Seriously! I really wanna say something, but the tendancy to sound absolutely demanding just freaks me out, you know?
Anyway, it's the weekend of the last confirmation class of which you attend as a confirmant. (Cue tissues and all that..)
Hopefully, everyone feels the want and need to get confirmed and all that..
Regarding the whole O'level chinese thingy, apparently, parents JUST found out about it.. (Man, they're fast!) But I say, WHO really would be mugging CHINESE on a Sunday night? Tell me your name and I'll scoff at your face. You won't be mugging, you'll be soaking up the last hours of what would end an otherwise ordinary weekend.

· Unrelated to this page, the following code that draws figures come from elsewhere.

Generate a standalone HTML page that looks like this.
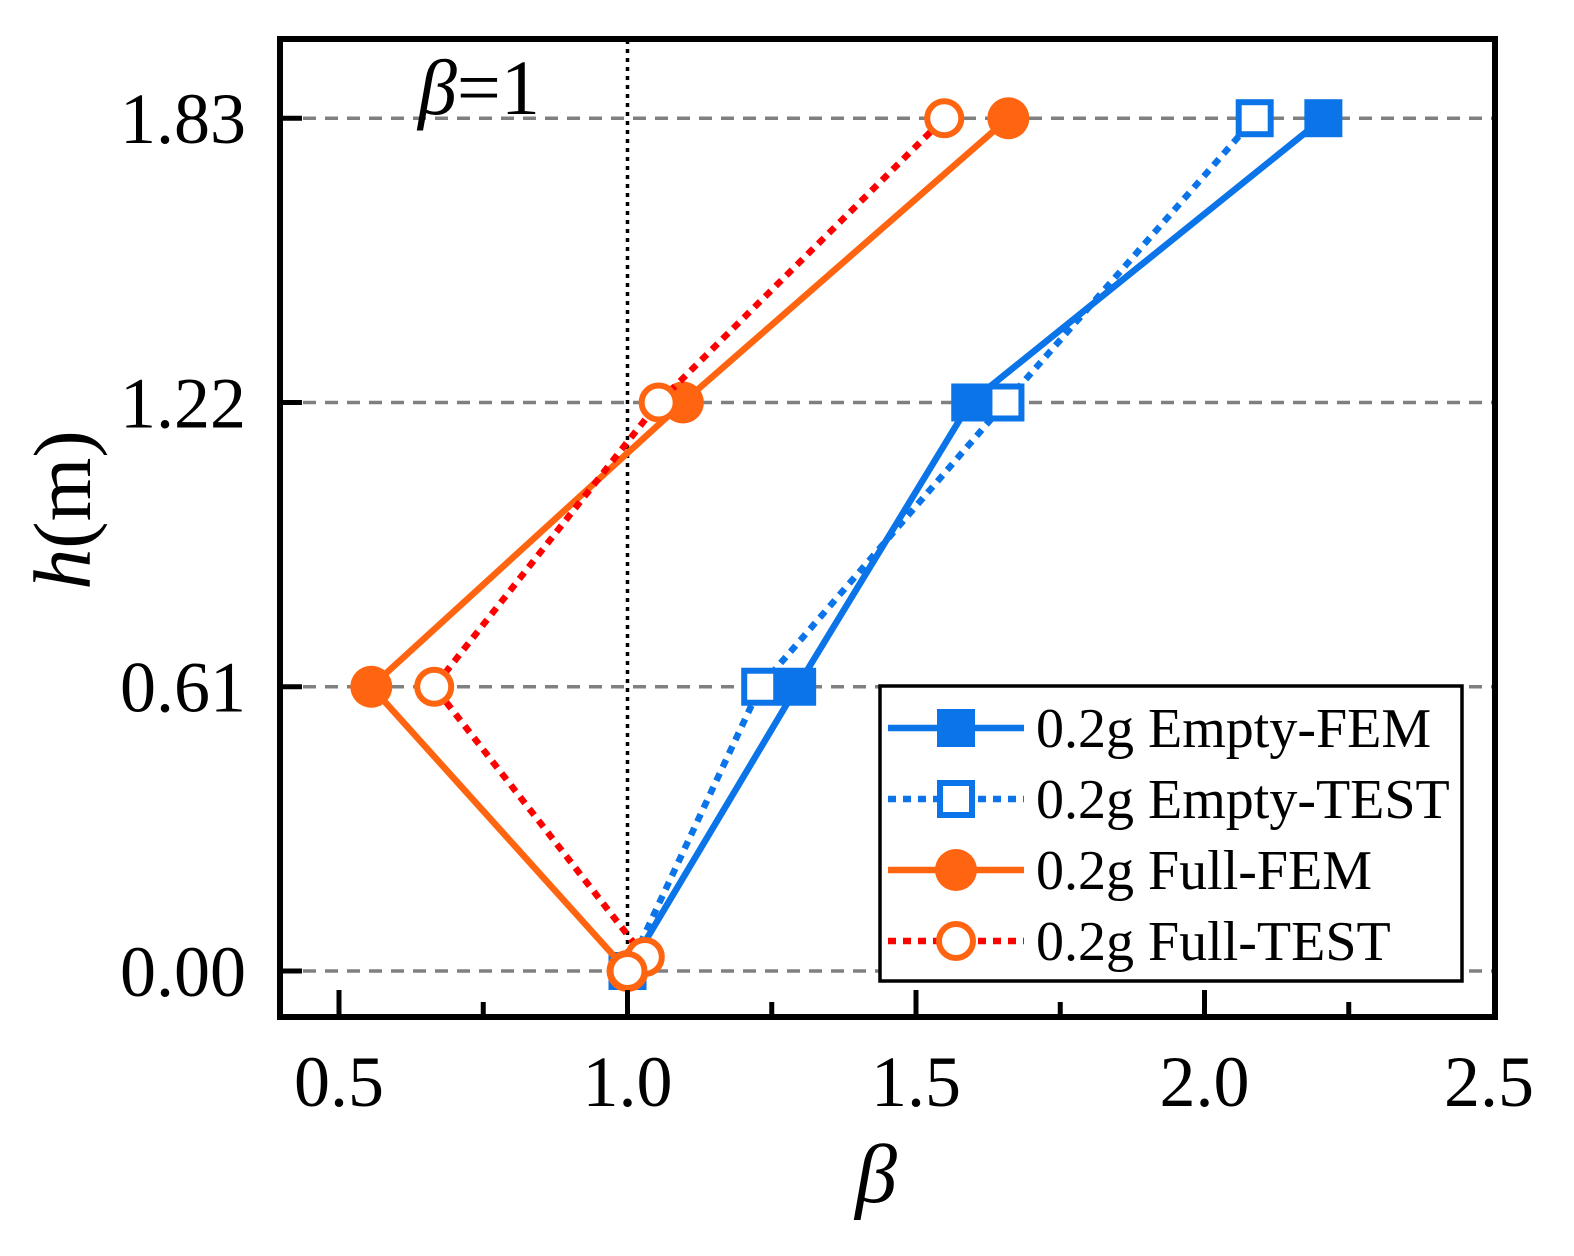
<!DOCTYPE html>
<html><head><meta charset="utf-8"><style>
body{margin:0;background:#fff}
svg text{font-family:"Liberation Serif",serif}
</style></head><body>
<svg id="chart" width="1574" height="1251" viewBox="0 0 1574 1251" xmlns="http://www.w3.org/2000/svg">
<g id="grid"></g><g id="series"></g><g id="axes"></g>
</svg>
<script>
const hLevels=[0,0.61,1.22,1.83];
const hTickLabels=["0.00","0.61","1.22","1.83"];
const xTicks=[0.5,1.0,1.5,2.0,2.5];
const xTickLabels=["0.5","1.0","1.5","2.0","2.5"];
const emptyFem=[1.0,1.294,1.594,2.206];
const emptyTest=[1.0,1.23,1.655,2.087];
const fullFem=[1.0,0.556,1.096,1.66];
const fullTest=[1.03,0.665,1.054,1.549];
const fullTestH=[0.03,0.61,1.22,1.83];
const seriesNames=["0.2g Empty-FEM","0.2g Empty-TEST","0.2g Full-FEM","0.2g Full-TEST"];

const NS="http://www.w3.org/2000/svg";
const X=v=>339+(v-0.5)*577;
const Y=v=>971-v*466;
function mk(tag,attrs,parent,txt){const e=document.createElementNS(NS,tag);for(const k in attrs)e.setAttribute(k,attrs[k]);if(txt!==undefined)e.textContent=txt;parent.appendChild(e);return e;}
const grid=document.getElementById('grid'),ser=document.getElementById('series'),ax=document.getElementById('axes');

hLevels.forEach((h,i)=>{
 const l=mk('line',{x1:281,x2:1494,y1:Y(h),y2:Y(h),stroke:'#808080','stroke-width':3.5,'stroke-dasharray':'13,9'},grid);
 
 
});
const ref=mk('line',{x1:X(1),x2:X(1),y1:40,y2:1015,stroke:'#000','stroke-width':3.5,'stroke-dasharray':'4,5'},grid);


const refLbl=mk('text',{x:418,y:114,'font-size':78},grid);


mk('tspan',{'font-style':'italic'},refLbl,'β');mk('tspan',{},refLbl,'=1');

function marker(g,type,x,y,name){
 let m;
 if(type==='sqF')m=mk('rect',{x:x-19,y:y-19,width:38,height:38,fill:'#0a74e8'},g);
 if(type==='sqO')m=mk('rect',{x:x-16,y:y-16,width:32,height:32,fill:'#fff',stroke:'#0a74e8','stroke-width':6},g);
 if(type==='ciF')m=mk('circle',{cx:x,cy:y,r:21,fill:'#ff6410'},g);
 if(type==='ciO')m=mk('circle',{cx:x,cy:y,r:17,fill:'#fff',stroke:'#ff6410','stroke-width':6},g);
 
 
}
const defs=[
 {xs:emptyFem,hs:hLevels,c:'#0a74e8',d:'',m:'sqF',n:'empty-fem'},
 {xs:emptyTest,hs:hLevels,c:'#0a74e8',d:'8,7',m:'sqO',n:'empty-test'},
 {xs:fullFem,hs:hLevels,c:'#ff6410',d:'',m:'ciF',n:'full-fem'},
 {xs:fullTest,hs:fullTestH,c:'#f00',d:'8,7',m:'ciO',n:'full-test'}];
defs.forEach(s=>{
 const g=mk('g',{},ser);
 
 
 const p=mk('polyline',{points:s.xs.map((v,i)=>X(v)+','+Y(s.hs[i])).join(' '),fill:'none',stroke:s.c,'stroke-width':6.5,'stroke-dasharray':s.d},g);
 
 
 s.xs.forEach((v,i)=>marker(g,s.m,X(v),Y(s.hs[i]),s.n+'-point'));
});
marker(ser,'ciO',X(1.0),Y(0),'full-test-origin-point');

const lg=mk('g',{},ax);


mk('rect',{x:880,y:686,width:582,height:295,fill:'#fff',stroke:'#000','stroke-width':3.5},lg);
defs.forEach((s,i)=>{
 const y=728+i*71;
 const e=mk('g',{},lg);
 
 
 mk('line',{x1:888,x2:1024,y1:y,y2:y,stroke:s.c,'stroke-width':6.5,'stroke-dasharray':s.d},e);
 marker(e,s.m,956,y,'legend-marker');
 mk('text',{x:1036,y:y+19,'font-size':56},e,seriesNames[i]);
});

const fr=mk('rect',{x:280,y:39,width:1215,height:978,fill:'none',stroke:'#000','stroke-width':6},ax);


for(let v=0.5;v<=2.26;v+=0.25){
 const major=Math.abs(v*2-Math.round(v*2))<1e-6;
 mk('line',{x1:X(v),x2:X(v),y1:1017,y2:major?990:1002,stroke:'#000','stroke-width':5},ax);
}
xTicks.forEach((v,i)=>{
 const t=mk('text',{x:X(v)+(v===2.5?-4:0),y:1106,'font-size':72,'text-anchor':'middle'},ax,xTickLabels[i]);
 
 
});
hLevels.forEach((h,i)=>{
 mk('line',{x1:280,x2:302,y1:Y(h),y2:Y(h),stroke:'#000','stroke-width':5},ax);
 const t=mk('text',{x:246,y:Y(h)+25,'font-size':72,'text-anchor':'end'},ax,hTickLabels[i]);
 
 
});
const xt=mk('text',{x:876,y:1202,'font-size':84,'font-style':'italic','text-anchor':'middle'},ax,'β');


const yt=mk('text',{x:0,y:0,'font-size':82,'text-anchor':'middle',transform:'translate(90,510) rotate(-90)'},ax);


mk('tspan',{'font-style':'italic'},yt,'h');mk('tspan',{},yt,'(m)');
</script>
</body></html>
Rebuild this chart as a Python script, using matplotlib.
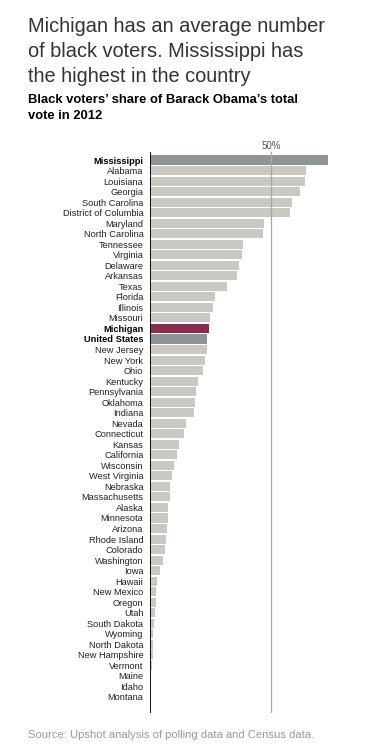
import matplotlib
matplotlib.use("Agg")
from matplotlib import pyplot as plt

states = ['Mississippi', 'Alabama', 'Louisiana', 'Georgia', 'South Carolina',
          'District of Columbia', 'Maryland', 'North Carolina', 'Tennessee',
          'Virginia', 'Delaware', 'Arkansas', 'Texas', 'Florida', 'Illinois',
          'Missouri', 'Michigan', 'United States', 'New Jersey', 'New York',
          'Ohio', 'Kentucky', 'Pennsylvania', 'Oklahoma', 'Indiana', 'Nevada',
          'Connecticut', 'Kansas', 'California', 'Wisconsin', 'West Virginia',
          'Nebraska', 'Massachusetts', 'Alaska', 'Minnesota', 'Arizona',
          'Rhode Island', 'Colorado', 'Washington', 'Iowa', 'Hawaii',
          'New Mexico', 'Oregon', 'Utah', 'South Dakota', 'Wyoming',
          'North Dakota', 'New Hampshire', 'Vermont', 'Maine', 'Idaho', 'Montana']
share = [73.3, 64.3, 63.9, 61.8, 58.5, 57.7, 47.0, 46.6, 38.4, 37.9, 36.7,
         35.9, 31.8, 26.9, 26.0, 24.8, 24.4, 23.6, 23.6, 22.7, 21.9, 19.9,
         19.0, 18.6, 18.2, 14.9, 14.1, 12.0, 11.2, 10.0, 9.2, 8.3, 8.3, 7.5,
         7.5, 7.1, 6.7, 6.3, 5.5, 4.2, 3.0, 2.6, 2.6, 2.2, 1.8, 1.4, 1.4, 1.4,
         0.9, 0.5, 0.5, 0.0]
bold_rows = ['Mississippi', 'Michigan', 'United States']

title_lines = ['Michigan has an average number',
               'of black voters. Mississippi has',
               'the highest in the country']
subtitle_lines = ['Black voters\u2019 share of Barack Obama\u2019s total',
                  'vote in 2012']

W, H = 368, 756
fig = plt.figure(figsize=(W / 100, H / 100), dpi=100)
plt.rcParams['font.family'] = ['Liberation Sans', 'DejaVu Sans']

# axes placed in pixel terms: zero line at x=150, 50% at x=271
x0, px_per_pct = 149.7, 2.432
xmax = 80
ax_top, ax_bot = 152, 713
ax = fig.add_axes([x0 / W, (H - ax_bot) / H, xmax * px_per_pct / W, (ax_bot - ax_top) / H])

colors = []
for s in states:
    if s == 'Michigan':
        colors.append('#8a2b50')
    elif s in ('Mississippi', 'United States'):
        colors.append('#8f9595')
    else:
        colors.append('#c9c8c3')

y = list(range(len(states)))
ax.barh(y, share, height=0.86, color=colors, zorder=1)
ax.axvline(50, color='#a8a8a8', lw=0.9, zorder=2)
ax.axvline(0, color='black', lw=1.3, zorder=3)
ax.set_xlim(0, xmax)
ax.set_ylim(52.52, -0.76)
ax.set_yticks(y)
ax.set_yticklabels(states, fontsize=6.7, color='#222222')
for lab in ax.get_yticklabels():
    if lab.get_text() in bold_rows:
        lab.set_fontweight('bold')
        lab.set_color('black')
ax.tick_params(axis='y', length=0, pad=4.5)
ax.set_xticks([])
for sp in ax.spines.values():
    sp.set_visible(False)

fig.text(271 / W, 1 - 146 / H, '50%', ha='center', va='center', fontsize=7, color='#555555')

for i, line in enumerate(title_lines):
    fig.text(28 / W, 1 - (32 + 25 * i) / H, line, ha='left', va='baseline',
             fontsize=14.4, color='#333333')
for i, line in enumerate(subtitle_lines):
    fig.text(28 / W, 1 - (103 + 16 * i) / H, line, ha='left', va='baseline',
             fontsize=9.4, fontweight='bold', color='black')
fig.text(28 / W, 1 - 735 / H, 'Source: Upshot analysis of polling data and Census data.',
         ha='left', va='center', fontsize=8.1, color='#999999')

fig.savefig('out.png', dpi=100)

Those hours could be spent laughing and rejoicing in the knowledge that you have finally become an 'official' member of His church. Ready to grasp the strips and pieces of wisdom he has imparted to you so you can have a further understanding of what he truly is about. Have the courage to speak out, be fillial always, love and fear him, acknowledging him as our true God and.. well, counsel people, I guess. Haha.
Right... anyway, I really hope that as one class, we leave a legacy behind that remains unforgettable. (Actually, I'm sure we already did.)